#### Your objective
Do not repeat pictures. Repeat exactly the lines of the listing below from its first line through the line with "s.set_linewidth(1.0)".

#### Material
Begin
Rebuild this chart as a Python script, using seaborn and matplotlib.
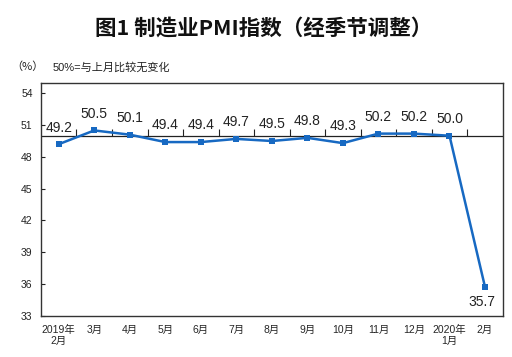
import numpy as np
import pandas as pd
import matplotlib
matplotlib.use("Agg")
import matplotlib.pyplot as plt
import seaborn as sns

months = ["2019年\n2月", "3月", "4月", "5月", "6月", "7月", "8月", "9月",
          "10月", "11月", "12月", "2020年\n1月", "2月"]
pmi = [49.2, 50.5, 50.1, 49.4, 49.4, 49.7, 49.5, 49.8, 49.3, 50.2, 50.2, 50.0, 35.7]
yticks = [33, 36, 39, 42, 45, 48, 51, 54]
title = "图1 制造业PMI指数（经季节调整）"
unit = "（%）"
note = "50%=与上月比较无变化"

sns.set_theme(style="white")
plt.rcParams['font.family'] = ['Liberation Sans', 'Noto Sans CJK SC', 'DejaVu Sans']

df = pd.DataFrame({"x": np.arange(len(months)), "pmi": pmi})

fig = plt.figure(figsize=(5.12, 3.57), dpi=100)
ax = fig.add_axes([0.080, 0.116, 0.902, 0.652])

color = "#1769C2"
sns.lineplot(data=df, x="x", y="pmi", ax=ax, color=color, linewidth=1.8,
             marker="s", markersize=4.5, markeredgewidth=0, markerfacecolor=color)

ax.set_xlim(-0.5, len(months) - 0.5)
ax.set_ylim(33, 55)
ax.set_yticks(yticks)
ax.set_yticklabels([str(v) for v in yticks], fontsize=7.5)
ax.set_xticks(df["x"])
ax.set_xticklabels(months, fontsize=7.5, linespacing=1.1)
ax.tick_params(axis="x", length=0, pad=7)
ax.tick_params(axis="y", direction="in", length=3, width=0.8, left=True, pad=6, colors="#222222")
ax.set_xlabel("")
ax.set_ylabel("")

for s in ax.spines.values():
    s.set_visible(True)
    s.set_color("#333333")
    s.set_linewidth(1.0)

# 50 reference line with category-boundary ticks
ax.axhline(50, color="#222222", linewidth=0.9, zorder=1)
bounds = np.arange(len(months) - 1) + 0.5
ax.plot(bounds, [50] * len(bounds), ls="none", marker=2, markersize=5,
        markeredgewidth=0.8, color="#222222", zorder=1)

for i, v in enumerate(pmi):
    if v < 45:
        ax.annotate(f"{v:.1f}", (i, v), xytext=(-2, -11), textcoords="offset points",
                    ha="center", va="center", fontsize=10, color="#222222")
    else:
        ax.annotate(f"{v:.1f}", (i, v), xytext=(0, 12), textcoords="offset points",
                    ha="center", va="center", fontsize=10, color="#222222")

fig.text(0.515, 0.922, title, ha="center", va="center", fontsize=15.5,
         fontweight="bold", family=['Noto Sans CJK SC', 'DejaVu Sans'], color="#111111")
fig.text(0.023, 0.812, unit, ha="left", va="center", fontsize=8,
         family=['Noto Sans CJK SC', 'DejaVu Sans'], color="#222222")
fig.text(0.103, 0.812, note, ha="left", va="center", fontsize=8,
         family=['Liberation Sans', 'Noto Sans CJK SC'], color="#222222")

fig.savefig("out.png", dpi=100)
End
#### Response
Rebuild this chart as a Python script, using seaborn and matplotlib.
import numpy as np
import pandas as pd
import matplotlib
matplotlib.use("Agg")
import matplotlib.pyplot as plt
import seaborn as sns

months = ["2019年\n2月", "3月", "4月", "5月", "6月", "7月", "8月", "9月",
          "10月", "11月", "12月", "2020年\n1月", "2月"]
pmi = [49.2, 50.5, 50.1, 49.4, 49.4, 49.7, 49.5, 49.8, 49.3, 50.2, 50.2, 50.0, 35.7]
yticks = [33, 36, 39, 42, 45, 48, 51, 54]
title = "图1 制造业PMI指数（经季节调整）"
unit = "（%）"
note = "50%=与上月比较无变化"

sns.set_theme(style="white")
plt.rcParams['font.family'] = ['Liberation Sans', 'Noto Sans CJK SC', 'DejaVu Sans']

df = pd.DataFrame({"x": np.arange(len(months)), "pmi": pmi})

fig = plt.figure(figsize=(5.12, 3.57), dpi=100)
ax = fig.add_axes([0.080, 0.116, 0.902, 0.652])

color = "#1769C2"
sns.lineplot(data=df, x="x", y="pmi", ax=ax, color=color, linewidth=1.8,
             marker="s", markersize=4.5, markeredgewidth=0, markerfacecolor=color)

ax.set_xlim(-0.5, len(months) - 0.5)
ax.set_ylim(33, 55)
ax.set_yticks(yticks)
ax.set_yticklabels([str(v) for v in yticks], fontsize=7.5)
ax.set_xticks(df["x"])
ax.set_xticklabels(months, fontsize=7.5, linespacing=1.1)
ax.tick_params(axis="x", length=0, pad=7)
ax.tick_params(axis="y", direction="in", length=3, width=0.8, left=True, pad=6, colors="#222222")
ax.set_xlabel("")
ax.set_ylabel("")

for s in ax.spines.values():
    s.set_visible(True)
    s.set_color("#333333")
    s.set_linewidth(1.0)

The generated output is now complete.